As well as a ramshackle shed, the newly shorn garden revealed the remains of flower beds, a cinder path, a couple of fuchsia bushes and a rather woody old hydrangea. And a large toad, which hung around for a while until the stubbly environment proved uncomfortably dry and exposed for him. We cleaned up the bathroom as best we could - the unallotted money had run out by then - and grew to appreciate its austere efficiency.

As for furniture, we had practically none, as my bungalow had been fully furnished (although I possessed some curtains and bedding) and the Husband had none of his own either, except a piano and a full rack of electronic keyboards, mixers, speakers and amplifiers. We'd bought a couple of beds from a local housebuilder's show house when he vacated a completed site. An old lady across the road (who'd been friendly with the original tenants and, coincidentally, the Husband's grandmother-up-the-hill) very kindly gave us two cottage-style armchairs (hunting scene tapestry/bare wood arms: not that comfy). We re-used the room-sized rug from the front room in the back room, where we also put an old TV and a donated VCR. Some kind acquaintances gave us some old Argos chest-of-drawers which we used for our clothes. On August Bank Holiday 1994, we moved in.

Talk about minimalist living! Over the next couple of weeks, the Husband and his dad put floor tiles down in the kitchen and fitted some very basic MFI units complete with sink and a heavily-discounted oven and hob. We lived on food from takeaways during this time (our neighbourhood, which has a high student population is extraordinarily prolific in them), and washed our plates in the bath! We grew rapidly and heartily sick of fast-food, and it was with great relief that we walked to the local supermarket (we had no car then, only a bike each) and bought fresh food to stock our new cupboards.

Because we were then both working full- time we could gradually add to our new home, month by month. We acquired bits and pieces of furniture, carpets (some second-hand from the Husband's relatives), more curtains, an old dining table and four chairs. We cycled everywhere and what with this and the continual DIY, we were lean and fit. When we'd saved enough for our wedding reception (family only) and a three-day honeymoon in Rome, we married. Within the year daughter #3 was on the way, followed two years and two months later by the Bright-Eyed Boy. The increase in the family size entailed a substantial remodelling of the house. We extended the mortgage substantially and had a two-storey extension put on the back of the house. The builder was an absolute star and had it completed within three months from breaking ground. It was sheer hell at the time, living in one downstairs room, everything coated in plaster-dust with muddy-booted builders tramping up and down the stairs all day. We gave up tidying very quickly as the mess re-occurred every day - not because they were particularly messy, they were very considerate, actually, but because the whole process was just messy! It was very a difficult time, with two very small children, neither of whom slept well, juggling our work (we both worked 20 hours a week each at this time) and managing the building project. By the end, we were pretty much broke. We had no money to decorate the new extension and the Husband spent every spare minute for the next couple of years, growing thinner and thinner, doing DIY tasks and decorating if and when we could afford the materials, whilst I (growing fatter and fatter!) tended the children. Never having really recovered from my late pregnancies, I had become run-down and exhausted. I had given up going out to work and struggled to keep our computer-aided draughting business running from home and look after two small children. I was certainly not in my element! The unpredictable demands of the construction industry (feast or famine work-wise, many different employers and never daring to turn away a contract) saw us regularly trying to meet a deadline by sitting up until 2 or 3 in the morning on adjacent computers, often each with a child in our arms. I think I probably went a bit mad during this period. We probably both did, being very much sleep-deprived.
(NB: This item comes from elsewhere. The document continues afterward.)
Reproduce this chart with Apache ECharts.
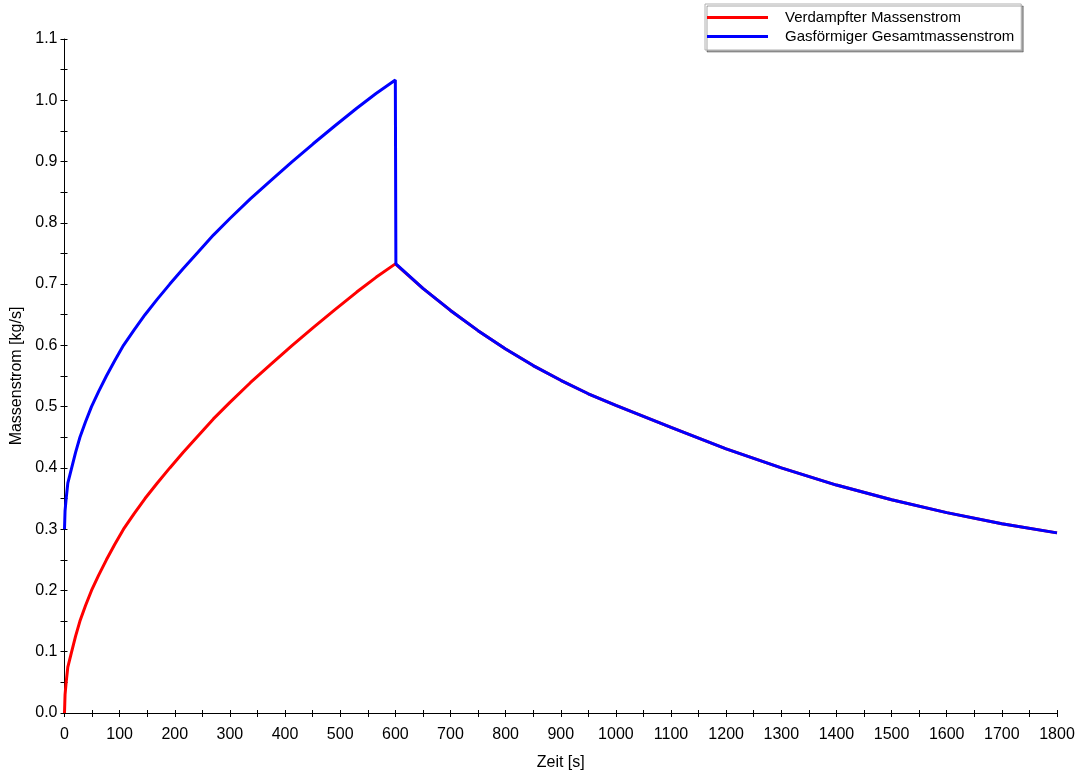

However, in my madness, I decided that I now desperately needed to do something to revive my atrophying brain and so I enrolled at the Open University to study Classical Greek. I'd originally attempted to do this the year before and then discovered that the B-E-B was on the way and had postponed it. This did mean that I often had to start my studies at ten at night when the children were 'asleep', or very early in the morning before they 'woke up' although it was never predictable. Not the best way to learn a whole new alphabet and language! For a while the Husband kept me company, doing a module on Astronomy and Cosmological Science which proved ultimately too time-consuming for him to sustain alongside his other commitments. Fortunately, by this time the whole building industry had become far more computer-savvy and designers were doing their own CAD and, at the same time, the Husband's career was progressing nicely in the same field. Without any regret (save that for the extra income) I bade our last client farewell and mothballed the business.
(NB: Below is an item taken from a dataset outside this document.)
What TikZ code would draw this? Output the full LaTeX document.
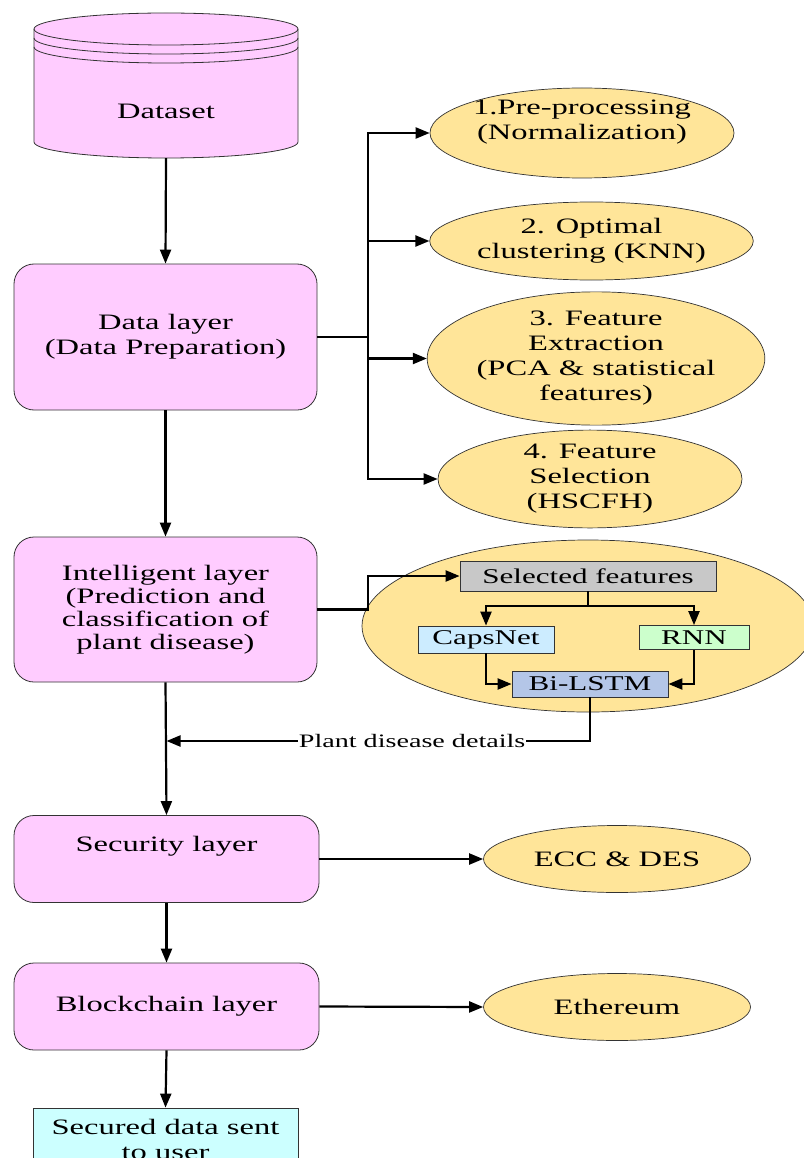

And that was pretty much that. Still caring full-time for daughter #3 and the B-E-B, one OU course led another until I'd pretty well run out of Classical Studies options. On a whim, I contacted the Classics department at Leeds and before long found myself enrolled full-time (courtesy of the student loans company - yet more debt) for the next two academic years. After gaining a First in Greek and Greek Civilisation, I went on to get an MA by research in New Testament textual criticism. By this time the children were in full-time education. A rigorously organised schedule, plus occasional back-up, meant that I could drop them off at school, tear off to Leeds for lectures, seminars or tutorials and usually be back in time to pick them up, just like I'd been at home cooking and cleaning all day, or whatever it is that women fill their time with. And finally, after a decade of study, my academic perseverence paid off and I find myself doing a fully-funded PhD in New Testament linguistics. Not in Leeds, as my MA supervisor - who is a world authority in the field of textual criticism - retired, but (less conveniently) down in Birmingham where, once again I serendipitously find myself surrounded by world-class scholars.
But I could have done none of this without the support of the Husband, my rock and my star, who has supported me and kept me going with unquestioning love and tolerance, who looked at this unpromising creature all those years ago and decided that maybe - just maybe - she was worth the risk.